What I'm more worried about is the small parts, and putting the screws back in well enough that they stay, but without stripping them.


----------



## GN.2-6-8-0 (Jan 10, 2013)

Tighten any screws so their snug but not overly tight' if they start to back out you might try a small drop of loc-tite on the threads.


----------



## gunrunnerjohn (Nov 10, 2010)

I use the purple Loctite on any driver threads. It's the mildest stuff, but sufficient to keep them from backing out. Do NOT use the red stuff, you'll never get the rods off again!


----------



## fs2k4pilot (Jan 5, 2013)

You ain't kiddin'! The red stuff's for the SERIOUSLY high-torque jobs!
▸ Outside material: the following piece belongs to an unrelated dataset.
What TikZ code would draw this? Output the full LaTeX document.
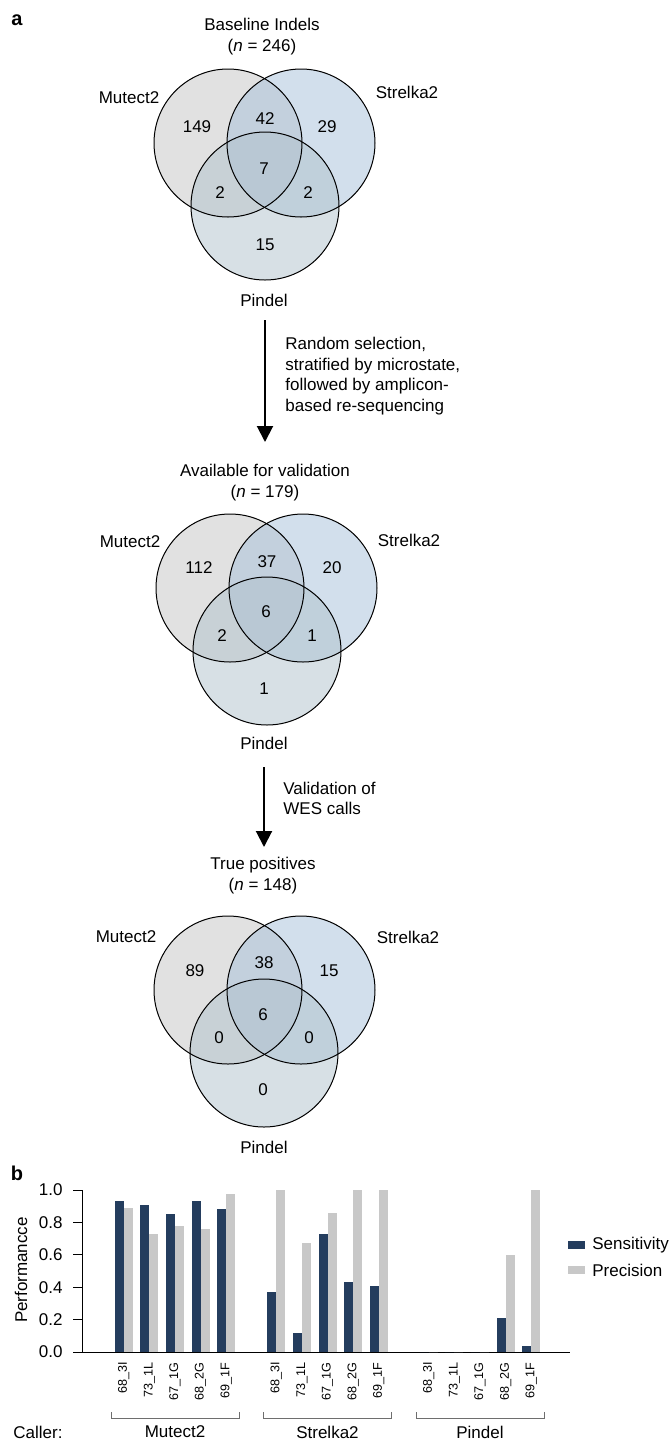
\documentclass[tikz,border=0pt]{standalone}
\usepackage{fontspec}
\setmainfont{Liberation Sans}
\usetikzlibrary{arrows.meta}
\definecolor{FigNavy}{RGB}{36,61,94}
\definecolor{FigBarGray}{RGB}{200,200,200}
\definecolor{FigBrace}{RGB}{110,110,110}
\definecolor{VennGray}{RGB}{196,196,196}
\definecolor{VennBlue}{RGB}{165,191,217}
\definecolor{VennTeal}{RGB}{175,193,203}
\tikzset{
  fig/set/.style={
    circle,
    minimum size=74pt,
    inner sep=0pt,
    outer sep=0pt,
    fill opacity=0.5
  },
  fig/ring/.style={draw=black, line width=0.5pt},
  fig/text/.style={font=\fontsize{8.5}{10.35}\selectfont, inner sep=0pt},
  fig/title/.style={fig/text, align=center},
  fig/note/.style={fig/text, align=left, anchor=west},
  fig/arrow/.style={-{Triangle[width=8pt,length=8pt]}, line width=1pt, draw=black},
  fig/panel/.style={font=\bfseries\fontsize{10}{12}\selectfont, inner sep=0pt},
  bar/axis/.style={line width=0.5pt, draw=black},
  bar/sens/.style={fill=FigNavy},
  bar/prec/.style={fill=FigBarGray},
  bar/tick/.style={font=\fontsize{6.3}{7.5}\selectfont, rotate=90, anchor=east, inner sep=0pt},
  bar/ylab/.style={fig/text, anchor=east, inner sep=1.5pt},
  bar/brace/.style={draw=FigBrace, line width=0.5pt},
  bar/swatch/.style={minimum width=8.5pt, minimum height=4pt, inner sep=0pt}
}

\begin{document}
\begin{tikzpicture}[x=0.5pt,y=-0.5pt]
  \useasboundingbox (0,0) rectangle (670,1441);
  \node[fig/panel] (panel-a) at (17,20) {a};
  \node[fig/panel] (panel-b) at (17,1173) {b};

  % three venn diagrams
  \foreach \v/\mx/\my/\sx/\sy/\px/\py in {A/228/143/301/143/265/206,B/230/588/303/588/267/651,C/228/990/301/990/264/1053}
  {
    \node[fig/set,fill=VennGray] (\v-mut) at (\mx,\my) {};
    \node[fig/set,fill=VennBlue] (\v-str) at (\sx,\sy) {};
    \node[fig/set,fill=VennTeal] (\v-pin) at (\px,\py) {};
    \foreach \s in {mut,str,pin} {\draw[fig/ring] (\v-\s.center) circle[radius=37pt];}
  }
  \node[fig/title] (A-title) at (262,36.5) {Baseline Indels\\(\textit{n} = 246)};
  \node[fig/title] (B-title) at (265,482.5) {Available for validation\\(\textit{n} = 179)};
  \node[fig/title] (C-title) at (263,875.5) {True positives\\(\textit{n} = 148)};
  \foreach \v/\mx/\my/\sx/\sy/\py in {A/129/98/407/92/300,B/130/542/409/540/743,C/126/937/408/937/1147}
  {
    \node[fig/text] (\v-mutlbl) at (\mx,\my) {Mutect2};
    \node[fig/text] (\v-strlbl) at (\sx,\sy) {Strelka2};
    \node[fig/text] (\v-pinlbl) at (264,\py) {Pindel};
  }
  \foreach \txt/\x/\y [count=\i] in {
    149/197/127,42/265/119,29/327/127,7/264/169,2/220/193,2/308/193,15/265/245,
    112/199/568,37/267/562,20/332/568,6/266/612,2/222/636,1/312/636,1/264/689,
    89/195/971,38/264/963,15/329/971,6/263/1015,0/219/1038,0/309/1038,0/263/1090}
  {\node[fig/text] (count\i) at (\x,\y) {\txt};}

  % steps between the diagrams
  \coordinate (stepA-top) at (265,320);
  \coordinate (stepA-tip) at (265,442);
  \draw[fig/arrow] (stepA-top) -- (stepA-tip);
  \node[fig/note] (stepA-note) at (285,376) {Random selection,\\stratified by microstate,\\followed by amplicon-\\based re-sequencing};
  \coordinate (stepB-top) at (264,767);
  \coordinate (stepB-tip) at (264,847);
  \draw[fig/arrow] (stepB-top) -- (stepB-tip);
  \node[fig/note] (stepB-note) at (283,798.5) {Validation of\\WES calls};

  % bar chart
  \draw[bar/axis] (73,1352) -- (570,1352);
  \draw[bar/axis] (82,1190) -- (82,1352);
  \foreach \t/\lab in {0/0.0,1/0.2,2/0.4,3/0.6,4/0.8,5/1.0}
  {
    \draw[bar/axis] (73,1352-\t*32.4) -- (82,1352-\t*32.4);
    \node[bar/ylab] (ytick\t) at (66,1352-\t*32.4) {\lab};
  }
  \node[fig/text,rotate=90] (ylabel) at (21,1270) {Performancce};
  \foreach \x/\s/\p/\id [count=\i] in {
    123.8/0.93/0.89/68\_3I,149.4/0.91/0.73/73\_1L,175/0.85/0.78/67\_1G,200.6/0.93/0.76/68\_2G,226.2/0.88/0.975/69\_1F,
    276.3/0.37/1.0/68\_3I,301.9/0.12/0.67/73\_1L,327.5/0.73/0.86/67\_1G,353.1/0.43/1.0/68\_2G,378.7/0.41/1.0/69\_1F,
    428.8/0/0/68\_3I,454.4/0/0/73\_1L,480/0/0/67\_1G,505.6/0.21/0.60/68\_2G,531.2/0.04/1.0/69\_1F}
  {
    \fill[bar/sens] (\x-9,1352) rectangle (\x,1352-162*\s);
    \fill[bar/prec] (\x,1352) rectangle (\x+9,1352-162*\p);
    \node[bar/tick] (sample\i) at (\x,1362) {\id};
  }
  \node[fig/text,anchor=west] (caller) at (13,1432) {Caller:};
  \foreach \g/\name [count=\j] in {175/Mutect2,327.5/Strelka2,480/Pindel}
  {
    \draw[bar/brace] (\g-64,1412) -- (\g-64,1418) -- (\g+64,1418) -- (\g+64,1412);
    \node[fig/text] (group\j) at (\g,1432) {\name};
  }
  \node[bar/swatch,fill=FigNavy] (key-sens) at (576.5,1245) {};
  \node[fig/text,anchor=west] (key-senslbl) at (592,1245) {Sensitivity};
  \node[bar/swatch,fill=FigBarGray] (key-prec) at (576.5,1270) {};
  \node[fig/text,anchor=west] (key-preclbl) at (592,1270) {Precision};
\end{tikzpicture}
\end{document}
You'd shear those bolts if you ever tried to take them back out.


----------



## Southern (Nov 17, 2008)

The red loc tight requires heat (torch) to remove. Do not use it on models


----------



## fs2k4pilot (Jan 5, 2013)

Got it.

BTW, Whereabouts in North Carolina are you, Southern?


----------



## fs2k4pilot (Jan 5, 2013)

Well, I pulled the traction tire drivers off the 3985, and put on Calumet #510 replacement tires. It wasn't terribly difficult. The #510 tires are meant for smaller steamers like 0-8-0s, so they should fit pretty frickin' snug on the Challenger's drivers.


----------



## gunrunnerjohn (Nov 10, 2010)

It all depends on the diameter of the wheels. The tires should look too small when you hold them up to the wheel, because they have to be stretched around the wheel to stay on properly. 
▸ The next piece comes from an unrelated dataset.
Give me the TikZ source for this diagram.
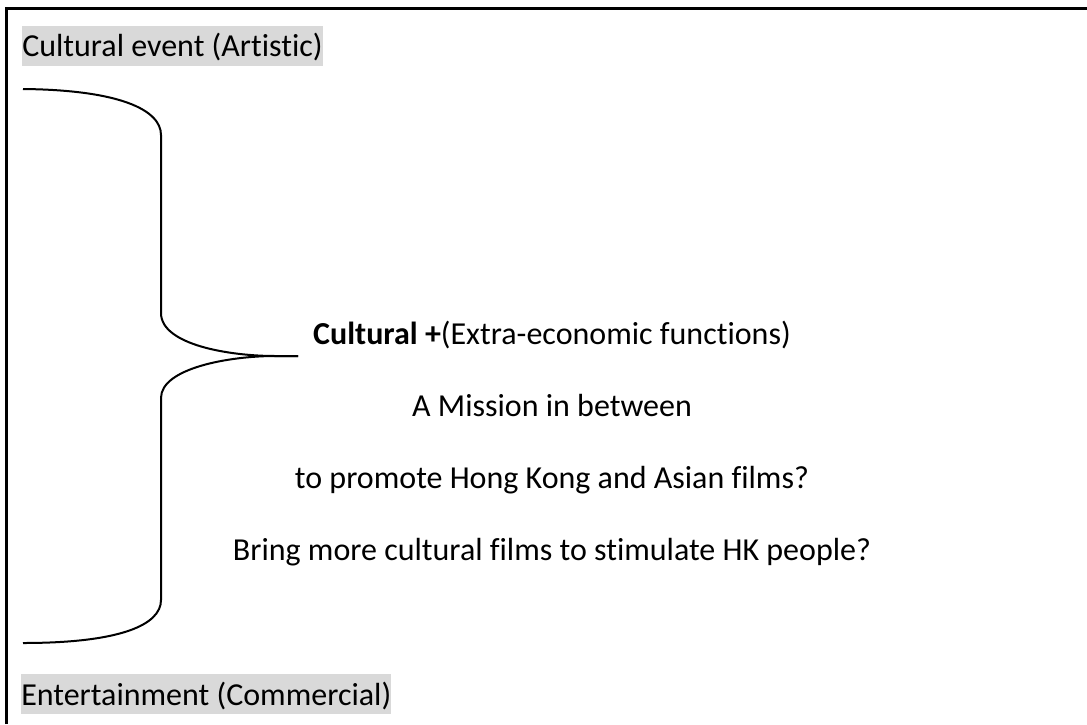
\documentclass[tikz,border=0pt]{standalone}
\usepackage{fontspec}
\setmainfont{Carlito}[Ligatures=NoCommon]
\begin{document}
\begin{tikzpicture}[x=0.75pt,y=-0.75pt]
	\tikzstyle{tag} = [fill=black!15,inner sep=0pt,text height=23pt,text depth=7pt,anchor=base west,font=\fontsize{24}{29}\selectfont]
	\tikzstyle{textline} = [anchor=base,inner sep=0pt,font=\fontsize{24}{29}\selectfont]
	\useasboundingbox (0,0) rectangle (1087,724);
	\draw[line width=2.25pt] (6,724) -- (6,9) -- (1087,9);
	\node[tag](artistic)at(22,57){Cultural event (Artistic)};
	\node[tag](commercial)at(21,705){Entertainment (Commercial)};
	\node[textline](plus)at(552,344){\textbf{Cultural +}(Extra-economic functions)};
	\node[textline](mission)at(552,416){A Mission in between};
	\node[textline](promote)at(552,488){to promote Hong Kong and Asian films?};
	\node[textline](bring)at(552,560){Bring more cultural films to stimulate HK people?};
	\coordinate (tip) at (298,356);
	\draw[line width=1.5pt] (23,89) .. controls (120,90) and (161,110) .. (161,135)
	-- (161,313) .. controls (161,345) and (230,356) .. (275,356) -- (tip);
	\draw[line width=1.5pt] (tip) -- (275,356) .. controls (230,356) and (161,368) .. (161,398)
	-- (161,600) .. controls (161,625) and (120,643) .. (23,643);
\end{tikzpicture}
\end{document}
I have small steamers that have larger diameter wheels than the larger freight locomotives, it all depends on the service they were intended for. Steamers for passenger service tend to have the larger drivers for faster top speeds, freight engines have smaller drivers for pulling power.


----------



## fs2k4pilot (Jan 5, 2013)

Yeah, I know. I made sure the tires I put on were plenty small so they would fit really snugly. Those tires were actually a size smaller than the ones recommended for a Challenger.


----------